Thioacetals are organic structures consisting of two sulfur atoms connected to the same carbon. Similar to acetals (a carbonyl combined with an alcohol), they can be attached to alkyl chains to form ring structures.

A thioacetal can be used as a protecting group for carbonyl groups on organic molecules. When performing reactions with complex molecules, often a need arises to use a reagent that can attack multiple parts of the molecule. Protecting groups are used to block the reagent from a specific area.

Carbonyl groups (found in aldehydes or ketones) are susceptible to reactions with various chemicals, including organometallics (such as Grignard reagents) or hydrides. A chemist can reversibly change a carbonyl group into a thioacetal, to make it resistant to such reactions.

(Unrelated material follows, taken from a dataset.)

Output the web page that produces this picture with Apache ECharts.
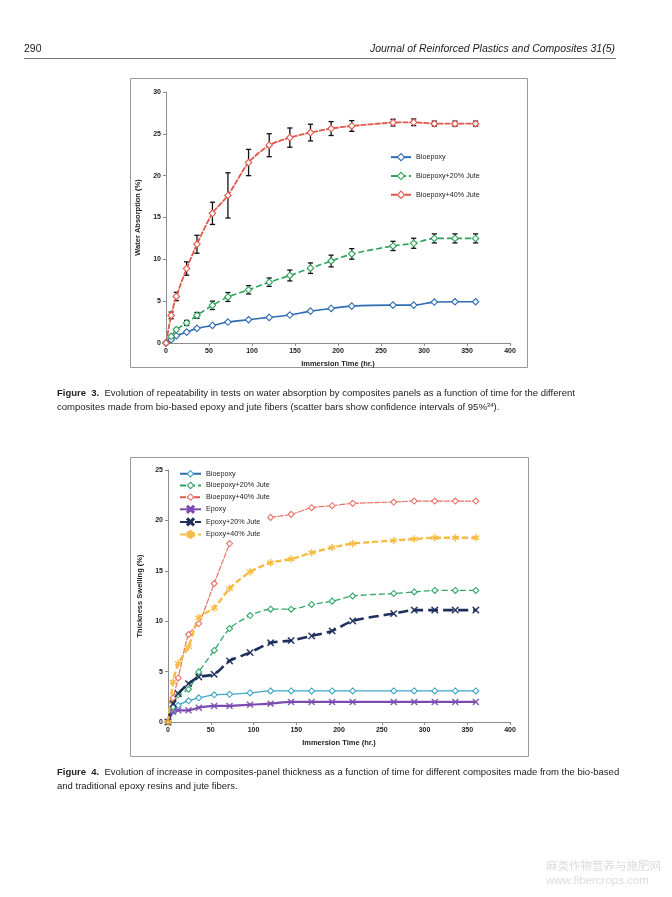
<!DOCTYPE html>
<html><head><meta charset="utf-8">
<script src="https://cdn.jsdelivr.net/npm/echarts@6/dist/echarts.min.js"></script>
<style>html,body{margin:0;padding:0;background:#fff}#c{width:672px;height:897px}</style>
</head><body><div id="c"></div>
<script>
// ---------- data ----------
const hours = [0,6,12,24,36,54,72,96,120,144,168,192,216,264,288,312,336,360];
const xTicks = [0,50,100,150,200,250,300,350,400];
// Figure 3 (water absorption %)
const wa_bio   = [0,0.4,0.87,1.3,1.75,2.1,2.5,2.78,3.06,3.34,3.81,4.13,4.41,4.53,4.53,4.89,4.93,4.93];
const wa_j20   = [0,0.8,1.6,2.4,3.3,4.5,5.5,6.36,7.27,8.07,8.94,9.8,10.65,11.6,11.92,12.5,12.5,12.5];
const wa_j40   = [0,3.3,5.56,8.9,11.8,15.5,17.64,21.57,23.64,24.55,25.15,25.63,25.94,26.34,26.38,26.22,26.22,26.22];
const wa_j20_err = [null,null,null,0.3,0.35,0.5,0.53,0.5,0.5,0.65,0.63,0.7,0.63,0.55,0.6,0.54,0.54,0.54];
const wa_j40_err = [null,0.4,0.5,0.8,1.07,1.33,2.7,1.57,1.37,1.15,1.0,0.83,0.64,0.4,0.4,0.3,0.3,0.3];
// Figure 4 (thickness swelling %)
const ts_bio   = [0,1.1,1.66,2.1,2.4,2.7,2.75,2.88,3.08,3.08,3.08,3.08,3.08,3.08,3.08,3.08,3.08,3.08];
const ts_j20   = [0,1.5,2.7,3.25,4.97,7.1,9.27,10.56,11.19,11.19,11.66,11.99,12.5,12.75,12.9,13.05,13.05,13.05];
const ts_j40   = [0,2.4,4.37,8.68,9.77,13.74,17.7,null,20.3,20.6,21.26,21.46,21.69,21.82,21.92,21.92,21.92,21.92];
const ts_ep    = [0,1.0,1.16,1.16,1.42,1.59,1.59,1.72,1.82,1.99,1.99,1.99,1.99,1.99,1.99,1.99,1.99,1.99];
const ts_ep20  = [0,1.8,2.8,3.8,4.47,4.73,6.06,6.89,7.85,8.08,8.54,9.04,10.03,10.76,11.1,11.1,11.1,11.1];
const ts_ep40  = [0,3.97,5.8,7.45,10.33,11.32,13.24,14.9,15.8,16.16,16.8,17.3,17.7,18.0,18.15,18.28,18.28,18.28];

const names3 = ['Bioepoxy','Bioepoxy+20% Jute','Bioepoxy+40% Jute'];
const names4 = ['Bioepoxy','Bioepoxy+20% Jute','Bioepoxy+40% Jute','Epoxy','Epoxy+20% Jute','Epoxy+40% Jute'];

// ---------- helpers ----------
const pair = (ys) => hours.map((h,i)=>[h, ys[i]]);
const errs = (ys, es) => hours.map((h,i)=> es[i]==null ? null : [h, ys[i]-es[i], ys[i]+es[i]]).filter(d=>d);
const XSYM = 'path://M0,1.2L1.2,0L5,3.8L8.8,0L10,1.2L6.2,5L10,8.8L8.8,10L5,6.2L1.2,10L0,8.8L3.8,5Z';
const STAR = 'path://M4.3,0H5.7V3.3L8.6,1.6L9.3,2.8L6.4,4.5L9.3,6.2L8.6,7.4L5.7,5.7V9H4.3V5.7L1.4,7.4L0.7,6.2L3.6,4.5L0.7,2.8L1.4,1.6L4.3,3.3Z';
const FONT = 'Liberation Sans';

function lineSeries(name, ys, color, lt, lw, sym, size, gi, hollow){
  return {
    type:'line', name, data: pair(ys), xAxisIndex:gi, yAxisIndex:gi,
    smooth:0.25, connectNulls:false, symbol:sym, symbolSize:size, showSymbol:true,
    lineStyle:{color, width:lw, type:lt},
    itemStyle: hollow ? {color:'#fff', borderColor:color, borderWidth:1.1} : {color, borderColor:color, borderWidth:0.3},
    z:3, animation:false
  };
}
function errSeries(data, gi){
  return {
    type:'custom', xAxisIndex:gi, yAxisIndex:gi, data, z:2, animation:false,
    encode:{x:0, y:[1,2]},
    renderItem(params, api){
      const x = api.value(0), lo = api.value(1), hi = api.value(2);
      const a = api.coord([x, hi]), b = api.coord([x, lo]);
      const w = 2.6, st = {stroke:'#111', lineWidth:1.3};
      return {type:'group', children:[
        {type:'line', shape:{x1:a[0],y1:a[1],x2:b[0],y2:b[1]}, style:st},
        {type:'line', shape:{x1:a[0]-w,y1:a[1],x2:a[0]+w,y2:a[1]}, style:st},
        {type:'line', shape:{x1:b[0]-w,y1:b[1],x2:b[0]+w,y2:b[1]}, style:st}
      ]};
    }
  };
}
const axisLbl = {fontFamily:FONT, fontSize:7, fontWeight:'bold', color:'#222'};
function xAx(gi){
  return {type:'value', gridIndex:gi, min:xTicks[0], max:xTicks[xTicks.length-1], interval:50,
    name:'Immersion Time (hr.)', nameLocation:'middle', nameGap:17,
    nameTextStyle:{fontFamily:FONT, fontSize:7.5, fontWeight:'bold', color:'#222'},
    axisLine:{lineStyle:{color:'#8c8c8c', width:1}}, axisTick:{show:true, length:3, lineStyle:{color:'#8c8c8c'}},
    axisLabel:Object.assign({margin:5}, axisLbl), splitLine:{show:false}};
}
function yAx(gi, max, name){
  return {type:'value', gridIndex:gi, min:0, max, interval:5,
    name, nameLocation:'middle', nameGap:17,
    nameTextStyle:{fontFamily:FONT, fontSize:7.5, fontWeight:'bold', color:'#222'},
    axisLine:{show:true, lineStyle:{color:'#8c8c8c', width:1}}, axisTick:{show:true, length:3, lineStyle:{color:'#8c8c8c'}},
    axisLabel:Object.assign({margin:5}, axisLbl), splitLine:{show:false}};
}

const C3 = {blue:'#2f6cb3', green:'#2ea25a', red:'#e2574c'};
const C4 = {cyan:'#3fa6c7', green:'#33a86a', red:'#e8746a', purple:'#7b4bb0', navy:'#1f2f5c', gold:'#f6bb42'};
const hollowLeg = (name, color) => ({name, itemStyle:{color:'#fff', borderColor:color, borderWidth:1.1}});

const series = [
  errSeries(errs(wa_j20, wa_j20_err), 0),
  errSeries(errs(wa_j40, wa_j40_err), 0),
  lineSeries(names3[0], wa_bio, C3.blue, 'solid', 1.6, 'diamond', 6.5, 0, true),
  lineSeries(names3[1], wa_j20, C3.green, [6,3], 1.6, 'diamond', 6.5, 0, true),
  lineSeries(names3[2], wa_j40, C3.red, [6,1], 1.8, 'diamond', 6.5, 0, true),
  lineSeries(names4[0], ts_bio, C4.cyan, 'solid', 1.3, 'diamond', 6, 1, true),
  lineSeries(names4[1], ts_j20, C4.green, [6,3], 1.3, 'diamond', 6, 1, true),
  lineSeries(names4[2], ts_j40, C4.red, [6,1], 1.2, 'diamond', 6, 1, true),
  lineSeries(names4[3], ts_ep, C4.purple, 'solid', 2.2, XSYM, 6.5, 1, false),
  lineSeries(names4[4], ts_ep20, C4.navy, [10,5], 2.6, XSYM, 7, 1, false),
  lineSeries(names4[5], ts_ep40, C4.gold, [6,3], 2.4, STAR, 7, 1, false)
];

const capFont = {fontFamily:FONT, fontSize:9.5, fill:'#222'};
const option = {
  backgroundColor:'#fff',
  animation:false,
  grid:[
    {left:166, top:92, width:344, height:251},
    {left:168, top:470, width:342, height:252}
  ],
  xAxis:[xAx(0), xAx(1)],
  yAxis:[yAx(0,30,'Water Absorption (%)'), yAx(1,25,'Thickness Swelling (%)')],
  legend:[
    {data:[hollowLeg(names3[0],C3.blue), hollowLeg(names3[1],C3.green), hollowLeg(names3[2],C3.red)],
     orient:'vertical', left:385, top:148, itemWidth:20, itemHeight:9, itemGap:10.5,
     textStyle:{fontFamily:FONT, fontSize:7.2, color:'#222'}},
    {data:[hollowLeg(names4[0],C4.cyan), hollowLeg(names4[1],C4.green), hollowLeg(names4[2],C4.red),
           {name:names4[3]}, {name:names4[4]}, {name:names4[5]}],
     orient:'vertical', left:174, top:465, itemWidth:21, itemHeight:8, itemGap:4.2,
     textStyle:{fontFamily:FONT, fontSize:7.2, color:'#222'}}
  ],
  series,
  graphic:[
    {type:'rect', shape:{x:130.5, y:78.5, width:397, height:289}, style:{fill:'none', stroke:'#9a9a9a', lineWidth:1}, z:-1},
    {type:'rect', shape:{x:130.5, y:457.5, width:398, height:299}, style:{fill:'none', stroke:'#9a9a9a', lineWidth:1}, z:-1},
    {type:'text', left:24, top:44, style:{text:'290', fontFamily:FONT, fontSize:10.5, fill:'#222'}},
    {type:'text', right:57, top:44, style:{text:'Journal of Reinforced Plastics and Composites 31(5)', fontFamily:FONT, fontStyle:'italic', fontSize:10.5, fill:'#222'}},
    {type:'line', shape:{x1:24, y1:58.5, x2:616, y2:58.5}, style:{stroke:'#555', lineWidth:0.8}},
    {type:'text', left:57, top:388, style:{text:'{b|Figure  3.}  Evolution of repeatability in tests on water absorption by composites panels as a function of time for the different',
      rich:{b:{fontWeight:'bold', fontFamily:FONT, fontSize:9.5}}, ...capFont}},
    {type:'text', left:57, top:402, style:{text:'composites made from bio-based epoxy and jute fibers (scatter bars show confidence intervals of 95%{s|34}).',
      rich:{s:{fontFamily:FONT, fontSize:6, verticalAlign:'top', padding:[0,0,5,0]}}, ...capFont}},
    {type:'text', left:57, top:767, style:{text:'{b|Figure  4.}  Evolution of increase in composites-panel thickness as a function of time for different composites made from the bio-based',
      rich:{b:{fontWeight:'bold', fontFamily:FONT, fontSize:9.5}}, ...capFont}},
    {type:'text', left:57, top:781, style:{text:'and traditional epoxy resins and jute fibers.', ...capFont}},
    {type:'text', left:546, top:860, style:{text:'麻类作物营养与施肥网', fontFamily:'Noto Sans CJK SC', fontSize:11.5, fill:'#dcdcdc'}},
    {type:'text', left:546, top:875, style:{text:'www.fibercrops.com', fontFamily:FONT, fontSize:11.5, fill:'#dcdcdc'}}
  ]
};
const chart = echarts.init(document.getElementById('c'), null, {renderer:'canvas'});
chart.setOption(option);
</script></body></html>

Various reactions can be carried out, and finally the protecting group can be removed, yielding the carbonyl group.

Necessary for this reaction is a dithiol, a molecule containing two thio- groups. A thiol is similar to an alcohol, but containing a sulfur atom in place of oxygen (-SH instead of -OH). A dithiol used for such a reaction preferably is one that will result in a 5- or 6-membered ring for the resulting structure (this reduces ring strain, making the reaction more favorable).

In the following illustrations, R and R2 indicate side chains, the modification of which requires prior protection of the carbonyl.

R	HS   SH 	    R    S
 \	  \_/   , ZnCl2      \ /   \
  C==O ---------------->      C     |
 /			     / \   /
R2			    R2   S

Various reactions can then be performed, without affecting this structure. It is also stable in both acids and bases.

It can be converted back into a carbonyl group via a two step process:

R    S			    R
 \ /   \   1)H2O, HgCl2	     \
  C     | ---------------->   C==O
 / \   /   2) CaCO3, CH3CN   /
R2   S			    R2

Alternatively, you can completely strip the thioacetal structure off the molecule by reduction via Hydrogen gas and a Raney Nickel catalyst, to yield an alkyl chain:

R    S			    R
 \ /   \   Rainey Ni, H2     \
  C     | ---------------->   CH2
 / \   /   		     /
R2   S			    R2

This method of reduction is preferable to applying H2/Pd (Hydrogen gas over a Paladium catalyst) directly to the carbonyl, as the latter is less selective: it will also reduce double bonds in alkenes.

In general, the need for protecting groups is undesirable due to a decreased yield for every additional step in a reaction, but their use is often unavoidable for a specific synthesis.